According to the report, government and big tech are becoming increasingly intertwined when it comes to border surveillance.
“The digital wall relies on cutting-edge, for-profit surveillance technologies developed by military contractors, big tech companies, and Silicon Valley start-ups,” the report said.
“As border enforcement agencies become increasingly reliant on technology to monitor, detain, and deport immigrants, multi-million-dollar contracts are being signed to develop tools for the region.”
Lest people think that these tools are solely being used to curtail illegal immigration, the report explained that entire populations are being swept up in the surveillance dragnet.
In 2017, for instance, CBP stationed a tower in San Diego to monitor a protest, according to the report.
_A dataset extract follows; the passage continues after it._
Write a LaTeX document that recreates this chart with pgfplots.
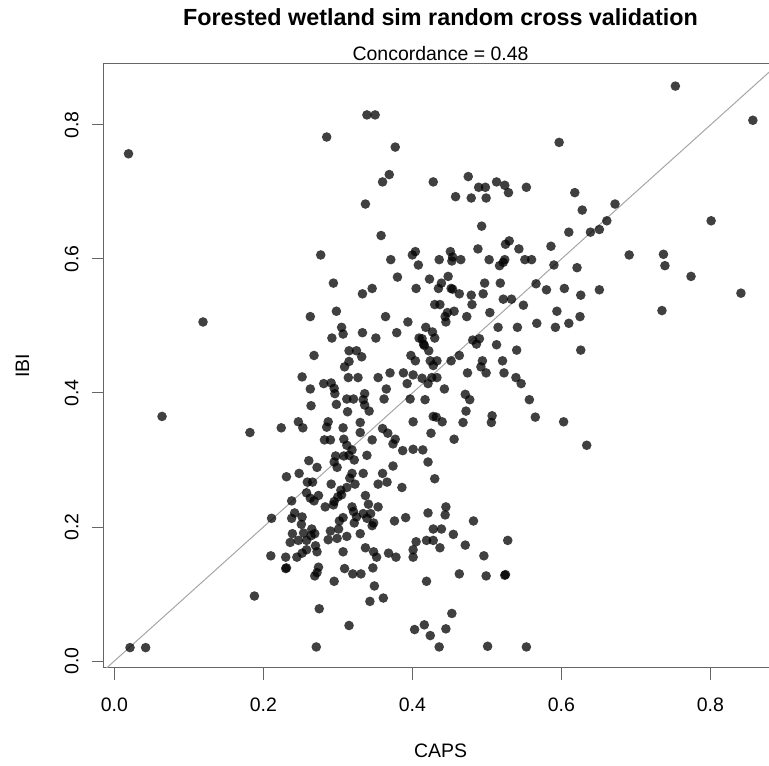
\documentclass[border=0pt]{standalone}
\usepackage{fontspec}
\setmainfont{Liberation Sans}
\usepackage{pgfplots}
\pgfplotsset{compat=1.18}
\begin{document}
\begin{tikzpicture}
\begin{axis}[
  at={(77.5pt,73.5pt)}, anchor=south west,
  scale only axis, width=505.8pt, height=453pt,
  xmin=-0.0148, xmax=0.8904, ymin=-0.0104, ymax=0.891,
  axis line style={black!60, line width=0.75pt},
  xtick={0,0.2,0.4,0.6,0.8}, ytick={0,0.2,0.4,0.6,0.8},
  xticklabels={0.0,0.2,0.4,0.6,0.8}, yticklabels={0.0,0.2,0.4,0.6,0.8},
  xtick pos=bottom, ytick pos=left, tick align=outside,
  major tick length=8.7pt,
  every tick/.style={black!60, line width=0.75pt},
  tick label style={font=\fontsize{14.6}{17}\selectfont},
  xticklabel style={anchor=base, yshift=-24.3pt},
  yticklabel style={xshift=-10.05pt, rotate=90, anchor=base},
  every axis x label/.style={at={(axis description cs:0.5,-0.149)}, anchor=base, font=\fontsize{14.6}{17}\selectfont},
  every axis y label/.style={at={(axis description cs:-0.110,0.5)}, rotate=90, anchor=base, font=\fontsize{14.6}{17}\selectfont},
  xlabel={CAPS}, ylabel={IBI},
  clip mode=individual,
]
\addplot[color=black!35, line width=0.75pt] coordinates {(-0.05,-0.05) (0.95,0.95)};
\addplot[only marks, mark=*, mark size=3.6pt, mark options={fill=black, fill opacity=0.75, draw opacity=0}] coordinates {
(0.019,0.757) (0.021,0.020) (0.042,0.020) (0.064,0.365) (0.119,0.506) (0.188,0.097) (0.182,0.341)
(0.339,0.815) (0.350,0.815) (0.285,0.782) (0.377,0.767) (0.369,0.726) (0.360,0.715) (0.337,0.682)
(0.358,0.635) (0.277,0.606) (0.404,0.611) (0.400,0.606) (0.371,0.599) (0.408,0.591) (0.380,0.573)
(0.294,0.564) (0.346,0.556) (0.333,0.548) (0.405,0.556) (0.263,0.514) (0.298,0.522) (0.364,0.514)
(0.394,0.506) (0.305,0.498) (0.307,0.488) (0.292,0.482) (0.333,0.490) (0.351,0.482) (0.379,0.490)
(0.409,0.482) (0.268,0.456) (0.315,0.463) (0.325,0.463) (0.332,0.454) (0.315,0.447) (0.309,0.439)
(0.398,0.456) (0.404,0.448)
(0.252,0.424) (0.263,0.406) (0.281,0.414) (0.291,0.415) (0.295,0.407) (0.296,0.399) (0.314,0.423)
(0.327,0.423) (0.354,0.423) (0.370,0.430) (0.388,0.430) (0.401,0.427) (0.393,0.414) (0.365,0.406)
(0.264,0.381) (0.298,0.383) (0.312,0.391) (0.321,0.391) (0.336,0.399) (0.334,0.390) (0.336,0.382)
(0.342,0.373) (0.362,0.391) (0.397,0.391) (0.313,0.372) (0.247,0.357) (0.253,0.348) (0.224,0.348)
(0.287,0.357) (0.285,0.349) (0.307,0.348) (0.330,0.356) (0.330,0.341) (0.360,0.347) (0.367,0.340)
(0.401,0.357) (0.282,0.330) (0.290,0.330) (0.308,0.331) (0.312,0.322) (0.346,0.330) (0.377,0.331)
(0.374,0.324) (0.387,0.314) (0.401,0.316) (0.319,0.315) (0.315,0.307) (0.339,0.307) (0.297,0.306)
(0.295,0.297) (0.299,0.289) (0.308,0.306) (0.322,0.300) (0.261,0.299) (0.272,0.289) (0.374,0.291)
(0.231,0.275) (0.248,0.280) (0.259,0.267) (0.266,0.267) (0.291,0.264) (0.319,0.280) (0.316,0.273)
(0.312,0.259) (0.323,0.264) (0.334,0.280) (0.360,0.280) (0.366,0.267) (0.354,0.264) (0.386,0.259)
(0.238,0.239) (0.258,0.251) (0.263,0.243) (0.274,0.247) (0.268,0.239) (0.304,0.255) (0.305,0.248)
(0.300,0.245) (0.295,0.238) (0.294,0.233) (0.283,0.230) (0.337,0.247) (0.341,0.234) (0.354,0.230)
(0.211,0.213) (0.242,0.221) (0.238,0.213) (0.252,0.215) (0.251,0.204) (0.319,0.230) (0.321,0.223)
(0.325,0.215) (0.334,0.220) (0.339,0.213) (0.344,0.220) (0.307,0.214) (0.302,0.209) (0.322,0.206)
(0.348,0.206) (0.346,0.202) (0.376,0.209) (0.391,0.214) (0.239,0.190) (0.236,0.177) (0.254,0.191)
(0.247,0.180) (0.258,0.180) (0.265,0.197) (0.269,0.190) (0.264,0.187) (0.290,0.194) (0.287,0.181)
(0.301,0.197) (0.299,0.183) (0.312,0.186) (0.330,0.190) (0.405,0.178) (0.270,0.172) (0.272,0.163)
(0.258,0.166) (0.252,0.161) (0.245,0.155) (0.210,0.157) (0.230,0.155) (0.307,0.163) (0.337,0.169)
(0.348,0.163) (0.352,0.155) (0.368,0.161) (0.378,0.155) (0.401,0.166) (0.401,0.155) (0.230,0.138)
(0.231,0.139) (0.274,0.140) (0.272,0.132) (0.269,0.127) (0.309,0.138) (0.320,0.130) (0.331,0.130)
(0.347,0.139) (0.295,0.119) (0.349,0.112) (0.343,0.089) (0.361,0.094) (0.275,0.078) (0.315,0.053)
(0.403,0.047) (0.271,0.021)
(0.597,0.774) (0.428,0.715) (0.475,0.723) (0.458,0.693) (0.479,0.691) (0.489,0.707) (0.498,0.707)
(0.499,0.691) (0.513,0.715) (0.524,0.710) (0.529,0.699) (0.553,0.707) (0.618,0.699) (0.628,0.673)
(0.672,0.682) (0.661,0.657) (0.651,0.644) (0.639,0.640) (0.610,0.640) (0.493,0.649) (0.586,0.619)
(0.530,0.627) (0.525,0.622) (0.543,0.615) (0.488,0.615) (0.451,0.611) (0.454,0.603) (0.453,0.597)
(0.465,0.599) (0.436,0.599) (0.503,0.599) (0.524,0.599) (0.522,0.595) (0.517,0.590) (0.551,0.599)
(0.560,0.599) (0.590,0.591) (0.621,0.587) (0.691,0.606) (0.423,0.570) (0.448,0.574) (0.439,0.564)
(0.435,0.556) (0.452,0.556) (0.454,0.555) (0.463,0.548) (0.497,0.564) (0.495,0.548) (0.518,0.564)
(0.479,0.546) (0.566,0.563) (0.580,0.554) (0.604,0.556) (0.626,0.546) (0.651,0.554) (0.430,0.532)
(0.437,0.532) (0.447,0.520) (0.444,0.514) (0.445,0.506) (0.456,0.522) (0.473,0.514) (0.480,0.532)
(0.522,0.540) (0.533,0.540) (0.549,0.531) (0.504,0.520) (0.594,0.522) (0.625,0.514) (0.418,0.498)
(0.427,0.491) (0.430,0.482) (0.415,0.473) (0.413,0.481) (0.416,0.471) (0.422,0.463) (0.515,0.498)
(0.541,0.498) (0.567,0.504) (0.592,0.498) (0.610,0.504) (0.481,0.479) (0.490,0.481) (0.486,0.473)
(0.513,0.472) (0.540,0.464) (0.626,0.464) (0.424,0.448) (0.433,0.448) (0.428,0.441) (0.452,0.448)
(0.463,0.456) (0.494,0.448) (0.492,0.439) (0.521,0.448)
(0.474,0.430) (0.499,0.430) (0.523,0.430) (0.426,0.423) (0.433,0.423) (0.421,0.414) (0.413,0.422)
(0.539,0.423) (0.546,0.414) (0.443,0.406) (0.471,0.398) (0.477,0.390) (0.417,0.390) (0.557,0.390)
(0.472,0.373) (0.428,0.365) (0.432,0.364) (0.440,0.357) (0.468,0.356) (0.507,0.366) (0.506,0.356)
(0.565,0.364) (0.603,0.357) (0.425,0.340) (0.456,0.331) (0.634,0.322) (0.414,0.315) (0.421,0.297)
(0.430,0.272) (0.445,0.230) (0.444,0.218) (0.421,0.221) (0.482,0.209) (0.428,0.197) (0.439,0.197)
(0.455,0.189) (0.419,0.180) (0.428,0.180) (0.437,0.169) (0.471,0.173) (0.528,0.180) (0.496,0.157)
(0.463,0.130) (0.499,0.127) (0.524,0.128) (0.525,0.129) (0.419,0.119) (0.453,0.071) (0.416,0.054)
(0.445,0.048) (0.424,0.038) (0.436,0.021) (0.501,0.022) (0.553,0.021)
(0.753,0.858) (0.857,0.807) (0.801,0.657) (0.737,0.607) (0.739,0.590) (0.774,0.574) (0.841,0.549)
(0.735,0.523)
};
\node[anchor=base, font=\fontsize{17.5}{21}\selectfont\bfseries] at (axis description cs:0.5,1.064) {Forested wetland sim random cross validation};
\node[anchor=base, font=\fontsize{14.6}{17}\selectfont] at (axis description cs:0.5,1.005) {Concordance = 0.48};
\end{axis}
\pgfresetboundingbox
\useasboundingbox (0,0) rectangle (576.75pt,574.5pt);
\end{tikzpicture}
\end{document}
Last year, CBP drones were deployed on Black Lives Matter protestors in at least 12 cities, the report added.
“Border communities feel the impact of this surveillance acutely. The surveillance towers above their towns don’t just monitor the border, they monitor their backyards too. The drones flying overhead are an ever-present eye in the sky, watching people as they walk, bike, and drive in their neighborhoods,” the report said.
A recent lawsuit from the ACLU and Electronic Frontier Foundation further backs the report’s claims, at least when it comes to license plate readers. The lawsuit revealed that one law enforcement department shared such information with more than 600 other agencies.
“Specifically, the sheriff’s office shares and transfers ALPR information with Immigration and Customs Enforcement (ICE), Customs and Border Protection (CBP), 18 other federal agencies, and 424 out-of-state law enforcement agencies,” the lawsuit says. “This includes law enforcement agencies located as far afield as Enfield, Connecticut; St. Louis, Missouri; Lafayette, Louisiana; and Newton County, Georgia.”
The report warned that border surveillance is just a taste of what could come for the rest of the country.
“The proliferation of checkpoints is a constant reminder that the entire border region is, in the eyes of DHS, a warzone. Border communities have become a legitimate target for surveillance and enforcement—a taste of what may await the rest of the country as these technologies are rolled out nationwide.”